Wednesday, July 01, 2009

T20 grows in Brooklyn

The New York Times isn't noted for its coverage of cricket but occasionally it finds room for a piece about the game. This week Simon Akam writes about a New York Police Department attempt to engage with local immigrant communities:

The Gateway Cricket Ground in Brooklyn is a spartan place — a grass oval tucked in by the Belt Parkway, in the shadows of the towers of Starrett City and beneath the flight path of Kennedy International Airport.

But on Tuesday morning it was crowded with players, some toting paddlelike bats, and filled with the sound of leather balls struck by wood.

The sport they were playing is as ancient as it is baffling to most Americans, yet the New York Police Department has chosen cricket as a way to foster relationships with newer immigrant communities.

The Police Department established a cricket competition for young men in the city last summer; the project was a success, and on Tuesday, play began for another season. Interest has expanded, with 10 teams and 170 players involved this year, compared with 6 teams last year.

Mr Akam makes a pretty reasonable fist of rendering the game intelligible to his fellow New Yorkers:

A cricket match can last as long as five days and still end in a tie. However, the Police Department has adopted a shorter form of the game, called Twenty20 — in this form, a match lasts around three hours. The shorter form encourages big, crowd-pleasing hitting.

Twenty20 cricket has a serious international following, but John L. Aaron, the executive secretary of the USA Cricket Association, believes this abbreviated form is particularly suited to the mind-set on this side of the Atlantic.

“The sports psyche of the average American is: get home from work, see a game and get the kids to school in the morning,” he said.

The police have also had to make other adaptations to cricket to fit New York conditions. For example, a strip of rolled and immaculately trimmed grass is normally used as the playing surface on which a ball bounces before it is struck by a batsman. But that strip is expensive and rare in this country. So the league’s matches, played at Spring Creek Park in Brooklyn and Kissena Park in Queens, use a substitute: a heavy, fibrous mat that is staked to the ground before a game.

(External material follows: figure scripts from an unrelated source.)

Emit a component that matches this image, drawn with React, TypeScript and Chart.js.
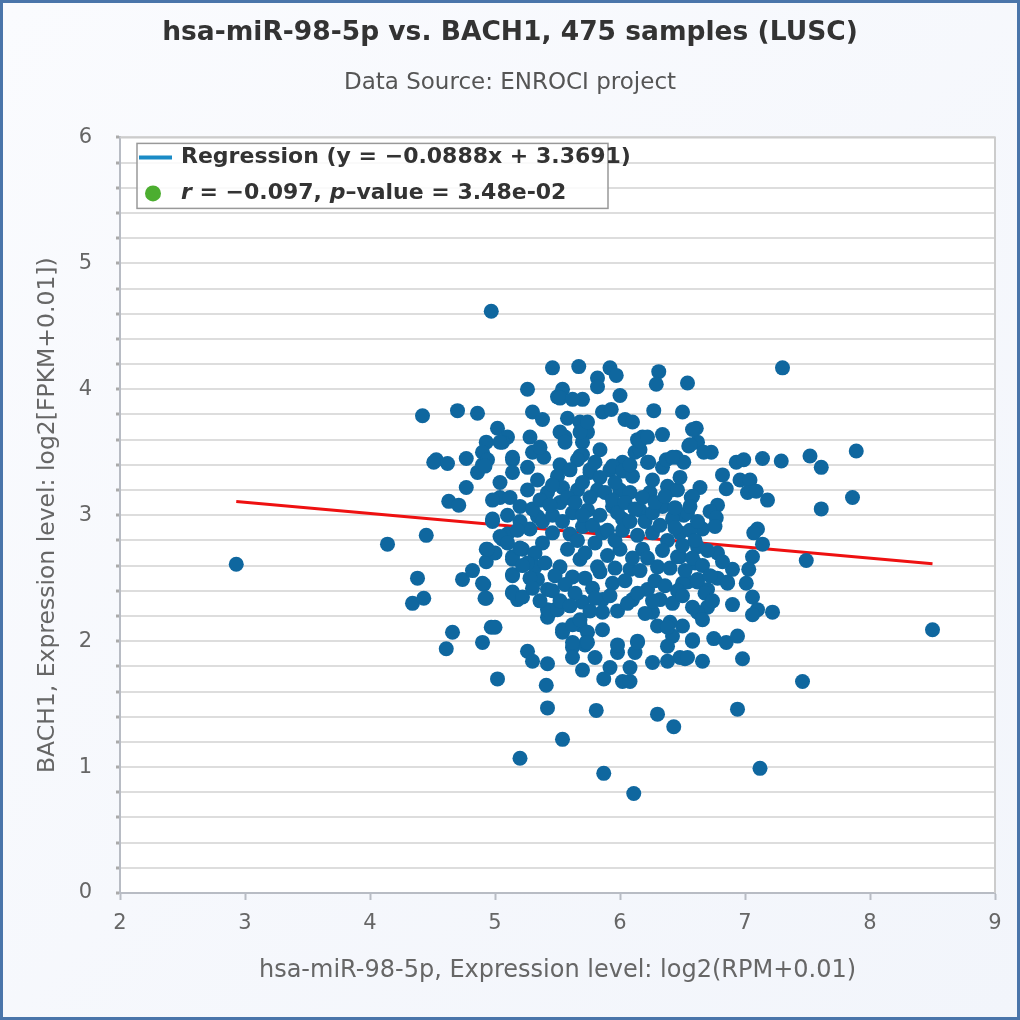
import Chart from "chart.js/auto";
import { useEffect, useRef } from "react";

const chartTitle = "hsa-miR-98-5p vs. BACH1, 475 samples (LUSC)";
const chartSubtitle = "Data Source: ENROCI project";
const xAxisTitle = "hsa-miR-98-5p, Expression level: log2(RPM+0.01)";
const yAxisTitle = "BACH1, Expression level: log2[FPKM+0.01])";

const slope = -0.0888;
const intercept = 3.3691;
const regressionLabel = "Regression (y = \u22120.0888x + 3.3691)";
const statsParts: [string, boolean][] = [
  ["r", true],
  [" = \u22120.097, ", false],
  ["p", true],
  ["\u2013value = 3.48e-02", false],
];

// [miRNA expression, BACH1 expression]
const samplePoints: [number, number][] = [
  [2.93, 2.61], [4.14, 2.77], [4.38, 2.5], [4.34, 2.3], [4.43, 2.34], [4.45, 2.84],
  [4.42, 3.79], [4.53, 3.44], [4.51, 3.42], [4.62, 3.41], [4.63, 3.11], [4.71, 3.08],
  [4.7, 3.83], [4.86, 3.81], [4.97, 4.62], [5.26, 4.0], [5.46, 4.17], [5.67, 4.18],
  [5.92, 4.17], [5.97, 4.11], [5.82, 4.09], [5.82, 4.02], [5.54, 4.0], [5.5, 3.94],
  [5.7, 3.92], [6.0, 3.95], [5.3, 3.82], [5.38, 3.76], [5.58, 3.77], [5.86, 3.82],
  [5.93, 3.84], [6.04, 3.76], [6.1, 3.74], [5.02, 3.69], [5.1, 3.62], [5.06, 3.58],
  [5.28, 3.62], [5.3, 3.5], [5.39, 3.46], [4.93, 3.58], [4.9, 3.5], [4.9, 3.4],
  [4.86, 3.34], [4.77, 3.45], [4.77, 3.22], [5.14, 3.44], [5.14, 3.34], [5.04, 3.26],
  [5.04, 3.14], [5.56, 3.62], [5.68, 3.74], [5.74, 3.66], [5.7, 3.58], [5.68, 3.47],
  [5.76, 3.34], [5.84, 3.52], [6.02, 3.42], [5.92, 3.36], [6.14, 3.6], [6.12, 3.5],
  [6.31, 4.14], [6.29, 4.04], [6.54, 4.05], [7.3, 4.17], [6.27, 3.83], [6.5, 3.82],
  [6.18, 3.62], [6.34, 3.64], [6.16, 3.52], [6.61, 3.69], [6.55, 3.55], [6.62, 3.58],
  [6.73, 3.5], [6.67, 3.5], [6.23, 3.42], [6.34, 3.38], [6.37, 3.44], [6.45, 3.46],
  [6.51, 3.42], [6.93, 3.42], [6.99, 3.44], [7.14, 3.45], [7.29, 3.43], [7.52, 3.47],
  [7.61, 3.38], [7.89, 3.51], [6.82, 3.32], [6.85, 3.21], [6.96, 3.28], [7.04, 3.28],
  [7.02, 3.18], [7.09, 3.19], [7.18, 3.12], [7.86, 3.14], [7.61, 3.05], [6.64, 3.22],
  [6.57, 3.14], [6.41, 3.2], [6.78, 3.08], [6.72, 3.03], [6.77, 2.98], [6.43, 2.99],
  [6.51, 3.0], [6.66, 2.89], [7.1, 2.89], [7.07, 2.86], [6.76, 2.91], [7.14, 2.77],
  [7.49, 2.64], [7.06, 2.67], [7.03, 2.57], [7.01, 2.46], [7.06, 2.35], [7.1, 2.25],
  [7.06, 2.21], [7.22, 2.23], [8.5, 2.09], [7.46, 1.68], [6.94, 1.46], [6.3, 1.42],
  [6.9, 2.57], [6.86, 2.47], [6.9, 2.29], [6.7, 2.27], [6.62, 2.23], [6.66, 2.17],
  [6.5, 2.12], [6.4, 2.15], [6.3, 2.12], [6.42, 2.04], [6.38, 1.96], [6.58, 2.0],
  [6.75, 2.02], [6.85, 1.99], [6.94, 2.04], [6.98, 1.86], [6.66, 1.84], [6.52, 1.86],
  [6.48, 1.87], [6.38, 1.84], [6.26, 1.83], [6.14, 2.0], [6.12, 1.91], [6.08, 1.79],
  [6.02, 1.68], [6.08, 1.68], [6.48, 2.67], [6.6, 2.62], [6.78, 2.7], [6.82, 2.63],
  [6.54, 2.47], [6.62, 2.47], [6.7, 2.41], [6.78, 2.5], [6.86, 2.46],
  [4.61, 1.94], [4.9, 1.99], [5.02, 1.7], [5.26, 1.92], [5.3, 1.84], [5.42, 1.82],
  [5.41, 1.65], [5.42, 1.47], [5.54, 1.22], [5.2, 1.07], [5.62, 1.95], [5.62, 1.87],
  [5.7, 1.77], [5.72, 1.97], [5.8, 1.87], [5.81, 1.45], [5.87, 0.95], [5.92, 1.79],
  [5.87, 1.7], [5.98, 1.91], [5.98, 1.97], [6.11, 0.79], [6.43, 1.32], [6.54, 1.87],
  [7.12, 0.99],
  [4.66, 2.07], [4.74, 2.49], [4.82, 2.56], [4.91, 2.45], [4.93, 2.34], [4.97, 2.11],
  [4.98, 2.95], [4.93, 2.73], [4.93, 2.63], [5.0, 2.7], [5.06, 2.81], [5.1, 2.85],
  [5.14, 2.52], [5.14, 2.39], [5.18, 2.33], [5.14, 2.67], [5.22, 2.73], [5.42, 2.19],
  [5.48, 2.25], [5.54, 2.07], [5.68, 2.13], [5.74, 2.07], [5.73, 1.99], [5.86, 2.09],
  [5.52, 3.93], [5.62, 3.92], [5.04, 3.58], [5.36, 3.54], [5.52, 3.66], [5.56, 3.58],
  [5.68, 3.66], [5.74, 3.74], [5.7, 3.48], [5.66, 3.44], [6.16, 3.59], [6.22, 3.62],
  [6.22, 3.42], [6.42, 3.46], [6.58, 3.68], [6.56, 3.56], [5.14, 3.46], [4.94, 3.44],
  [4.92, 3.39], [5.26, 3.38], [5.52, 3.4], [5.5, 3.31], [5.76, 3.36], [5.84, 3.3],
  [5.94, 3.39], [6.02, 3.35], [6.1, 3.31], [4.98, 3.12], [5.12, 3.14], [5.26, 3.2],
  [5.34, 3.28], [5.42, 3.18], [5.54, 3.22], [5.66, 3.2], [5.7, 3.26], [5.82, 3.2],
  [6.0, 3.2], [6.08, 3.18], [6.24, 3.18], [6.38, 3.23], [6.46, 3.2], [6.58, 3.15],
  [5.2, 3.07], [5.52, 3.1], [5.74, 3.04], [5.94, 3.07], [6.16, 3.04], [6.34, 3.07],
  [6.54, 3.02],
  [4.98, 2.97], [4.94, 2.73], [5.04, 2.83], [5.14, 2.65], [5.2, 2.74], [5.28, 2.89],
  [5.34, 2.99], [5.14, 2.53], [5.14, 2.38], [5.22, 2.35], [4.9, 2.46], [4.92, 2.34],
  [5.0, 2.11], [5.32, 2.59], [5.34, 2.49], [5.42, 2.41], [5.38, 2.78], [5.46, 2.86],
  [5.52, 2.59], [5.58, 2.73], [5.62, 2.51], [5.68, 2.65], [5.7, 2.91], [5.62, 3.02],
  [5.42, 2.25], [5.5, 2.25], [5.54, 2.09], [5.62, 2.13], [5.68, 2.17], [5.7, 2.31],
  [5.62, 1.99], [5.74, 1.99], [5.82, 2.59], [5.8, 2.78], [5.86, 2.86], [5.86, 2.33],
  [5.86, 2.23], [5.94, 2.46], [6.0, 2.73], [6.02, 2.97], [6.08, 2.57], [6.1, 2.33],
  [6.14, 1.99], [6.18, 2.73], [6.22, 2.41], [6.26, 2.86], [6.26, 2.23], [6.3, 2.59],
  [6.32, 2.33], [6.38, 2.11], [6.42, 2.97], [6.46, 2.67], [6.48, 2.86], [6.5, 2.46],
  [6.58, 2.27], [6.58, 2.01], [6.56, 3.07], [6.62, 2.49], [6.62, 2.75],
  [5.3, 3.05], [5.38, 2.95], [5.46, 3.0], [5.54, 2.95], [5.6, 2.85], [5.66, 2.8],
  [5.72, 2.7], [5.78, 2.92], [5.84, 3.0], [5.9, 2.88], [5.96, 2.8], [6.02, 2.88],
  [6.08, 2.95], [6.14, 2.84], [6.2, 2.95], [6.26, 3.02], [6.32, 2.92], [6.38, 2.8],
  [6.44, 2.9], [6.5, 2.76], [6.56, 2.88], [6.62, 2.95], [5.32, 2.7], [5.4, 2.62],
  [5.48, 2.52], [5.56, 2.45], [5.64, 2.38], [5.72, 2.5], [5.78, 2.42], [5.84, 2.55],
  [5.9, 2.68], [5.96, 2.58], [6.04, 2.48], [6.1, 2.66], [6.16, 2.56], [6.22, 2.66],
  [6.28, 2.48], [6.34, 2.72], [6.4, 2.58], [6.46, 2.4], [6.52, 2.56], [6.58, 2.66],
  [5.36, 3.12], [5.44, 3.08], [5.58, 3.14], [5.64, 3.1], [5.7, 3.0], [5.76, 3.14],
  [5.88, 3.18], [5.94, 3.12], [5.98, 3.02], [6.04, 3.1], [6.12, 3.05], [6.18, 3.14],
  [6.28, 3.1], [6.36, 3.15], [6.44, 3.06], [5.28, 2.5], [5.26, 2.62], [5.36, 2.32],
  [5.46, 2.4], [5.52, 2.32], [5.6, 2.28], [5.76, 2.24], [5.8, 2.34], [5.92, 2.36],
  [5.98, 2.24], [6.06, 2.3], [6.14, 2.38], [6.2, 2.22], [6.26, 2.32], [6.36, 2.44],
  [6.42, 2.3], [6.5, 2.36], [5.46, 3.24], [5.6, 3.36], [5.8, 3.42], [5.96, 3.26],
  [6.08, 3.4], [6.26, 3.28], [6.48, 3.3], [5.2, 2.95], [5.1, 3.0], [5.18, 2.88],
  [5.1, 2.78], [5.22, 2.6], [5.3, 2.42], [6.6, 2.8], [6.7, 2.72], [6.66, 2.6],
  [6.72, 2.52], [6.68, 2.38], [6.74, 2.32],
];

const pointColor = "#0f679f";
const lineColor = "#ee1111";
const legendLineColor = "#1b8bc6";
const legendDotColor = "#4cae30";
const fontFamily = "'DejaVu Sans', sans-serif";

const frame = {
  id: "frame",
  beforeDraw(chart: any) {
    const { ctx, chartArea: a } = chart;
    ctx.save();
    ctx.fillStyle = "#ffffff";
    ctx.fillRect(a.left, a.top, a.right - a.left, a.bottom - a.top);
    ctx.restore();
  },
  afterDraw(chart: any) {
    const { ctx, chartArea: a } = chart;
    ctx.save();
    ctx.strokeStyle = "#cccccc";
    ctx.lineWidth = 2;
    ctx.beginPath();
    ctx.moveTo(a.left, a.top);
    ctx.lineTo(a.right, a.top);
    ctx.lineTo(a.right, a.bottom);
    ctx.stroke();

    // legend box
    const bx = a.left + 17;
    const by = a.top + 6;
    ctx.fillStyle = "rgba(255,255,255,0.85)";
    ctx.fillRect(bx, by, 471, 65);
    ctx.strokeStyle = "#999999";
    ctx.lineWidth = 1.5;
    ctx.strokeRect(bx, by, 471, 65);

    ctx.strokeStyle = legendLineColor;
    ctx.lineWidth = 4;
    ctx.beginPath();
    ctx.moveTo(bx + 2, by + 14);
    ctx.lineTo(bx + 35, by + 14);
    ctx.stroke();

    ctx.fillStyle = legendDotColor;
    ctx.beginPath();
    ctx.arc(bx + 16, by + 50, 8, 0, Math.PI * 2);
    ctx.fill();

    ctx.fillStyle = "#333333";
    ctx.textBaseline = "middle";
    ctx.font = `bold 22px ${fontFamily}`;
    ctx.fillText(regressionLabel, bx + 44, by + 14);
    let tx = bx + 44;
    for (const [part, italic] of statsParts) {
      ctx.font = `${italic ? "italic " : ""}bold 22px ${fontFamily}`;
      ctx.fillText(part, tx, by + 50);
      tx += ctx.measureText(part).width;
    }
    ctx.restore();
  },
};

export default function App() {
  const ref = useRef<HTMLCanvasElement>(null);

  useEffect(() => {
    if (!ref.current) return;
    const xs = samplePoints.map((p) => p[0]);
    const xMin = Math.min(...xs);
    const xMax = Math.max(...xs);
    const chart = new Chart(ref.current, {
      type: "scatter",
      plugins: [frame],
      data: {
        datasets: [
          {
            label: "samples",
            data: samplePoints.map(([x, y]) => ({ x, y })),
            backgroundColor: pointColor,
            borderWidth: 0,
            pointRadius: 7.5,
            order: 1,
          },
          {
            type: "line",
            label: "regression",
            data: [
              { x: xMin, y: slope * xMin + intercept },
              { x: xMax, y: slope * xMax + intercept },
            ],
            borderColor: lineColor,
            borderWidth: 3,
            pointRadius: 0,
            order: 2,
          } as any,
        ],
      },
      options: {
        animation: false,
        responsive: true,
        maintainAspectRatio: false,
        layout: { padding: { top: 0, right: 22, bottom: 0, left: 22 } },
        plugins: {
          legend: { display: false },
          tooltip: { enabled: false },
          title: {
            display: true,
            text: chartTitle,
            color: "#333333",
            font: { family: fontFamily, size: 26.5, weight: "bold" },
            padding: { top: 14, bottom: 0 },
          },
          subtitle: {
            display: true,
            text: chartSubtitle,
            color: "#555555",
            font: { family: fontFamily, size: 23 },
            padding: { top: 20, bottom: 41 },
          },
        },
        scales: {
          x: {
            type: "linear",
            min: 2,
            max: 9,
            afterFit: (s: any) => {
              s.height = 124;
            },
            ticks: {
              stepSize: 1,
              color: "#666666",
              padding: 11,
              font: { family: fontFamily, size: 21 },
            },
            grid: {
              drawOnChartArea: false,
              drawTicks: true,
              tickLength: 7,
              tickColor: "#b8bcc4",
              tickWidth: 2,
            },
            border: { color: "#b8bcc4", width: 2 },
            title: {
              display: true,
              text: xAxisTitle,
              color: "#666666",
              font: { family: fontFamily, size: 24 },
              padding: { top: 0, bottom: 32 },
            },
          },
          y: {
            type: "linear",
            min: 0,
            max: 6,
            afterFit: (s: any) => {
              s.width = 95;
            },
            ticks: {
              stepSize: 0.2,
              autoSkip: false,
              color: "#666666",
              padding: 24,
              font: { family: fontFamily, size: 21 },
              callback: (v: any) =>
                Math.abs(v - Math.round(v)) < 1e-6 ? String(Math.round(v)) : "",
            },
            grid: {
              color: "#dddddd",
              lineWidth: 2,
              drawTicks: true,
              tickLength: 4,
              tickColor: "#aaaaaa",
              tickWidth: 3,
            },
            border: { color: "#b8bcc4", width: 2 },
            title: {
              display: true,
              text: yAxisTitle,
              color: "#666666",
              font: { family: fontFamily, size: 23.5 },
              padding: { top: 9, bottom: 0 },
            },
          },
        },
      },
    });
    return () => {
      chart.destroy();
    };
  }, []);

  return (
    <div
      style={{
        position: "absolute",
        top: 0,
        left: 0,
        width: 1020,
        height: 1020,
        boxSizing: "border-box",
        border: "3px solid #4a75aa",
        background: "linear-gradient(135deg, #fafbfe 0%, #f2f5fb 100%)",
      }}
    >
      <div style={{ position: "relative", width: 1014, height: 1014 }}>
        <canvas ref={ref}></canvas>
      </div>
    </div>
  );
}
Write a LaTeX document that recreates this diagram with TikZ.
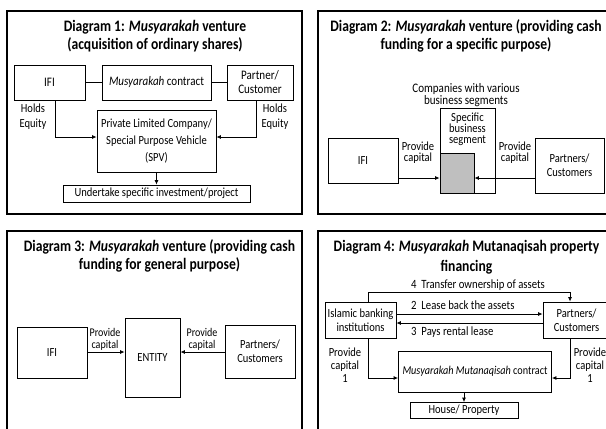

All this reminds me of Joseph O'Neill's novel Netherland, which was favourably reviewed by the NYT when it was published last year. The Times has also made the novel's first chapter available online. O'Neill's description of a (real) cricket ground on Staten Island is magnificent:

By the standards I brought to it, Walker Park was a very poor place for cricket. The playing area was, and I am sure still is, half the size of a regulation cricket field. The outfield is uneven and always overgrown, even when cut (once, chasing a ball, I nearly tripped over a hidden and, to cricketers, ominous duck), and whereas proper cricket, as some might call it, is played on a grass wicket, the pitch at Walker Park is made of clay, not turf, and must be covered with coconut matting; moreover the clay is pale sandy baseball clay, not red cricket clay, and its bounce cannot be counted on to stay true for long; and to the extent that it is true, it lacks variety and complexity. (Wickets consisting of earth and grass are rich with possibility: only they can fully challenge and reward a bowler's repertoire of cutters and spinners and bouncers and seamers, and only these, in turn, can bring out and fully test a batsman's repertoire of defensive and attacking strokes, not to mention his mental powers.) There is another problem. Large trees — pin oaks, red oaks, sweetgums, and American linden trees — clutter the fringes of Walker Park. Any part of these trees, even the smallest hanging leaf, must be treated as part of the boundary, and this brings randomness into the game. Often a ball will roll between the tree trunks, and the fielder running after it will partially disappear, so that when he reemerges, ball in hand, a shouting match will start up about exactly what happened.



A few lines later the cricket playing narrator says that Don Bradman and Garfield Sobers have played there. I'm not sure about this though the NYC Parks & Rec website ,apart from confirming that the park is named after a prominent local cricketer who died in WW1 (very Australian that), lists Bradman and W G Grace among those who have played there.

Update 2 July

Don Bradman did play at Walker Park in three one day matches for the 1932 Australians against "All New York" on 17, 18 and 19 July 1932.

These followed three one dayers against the "New York West Indians" at another New York ground on 14 , 15 and 16 July. Six days of cricket without a break! Wouldn't happen nowadays.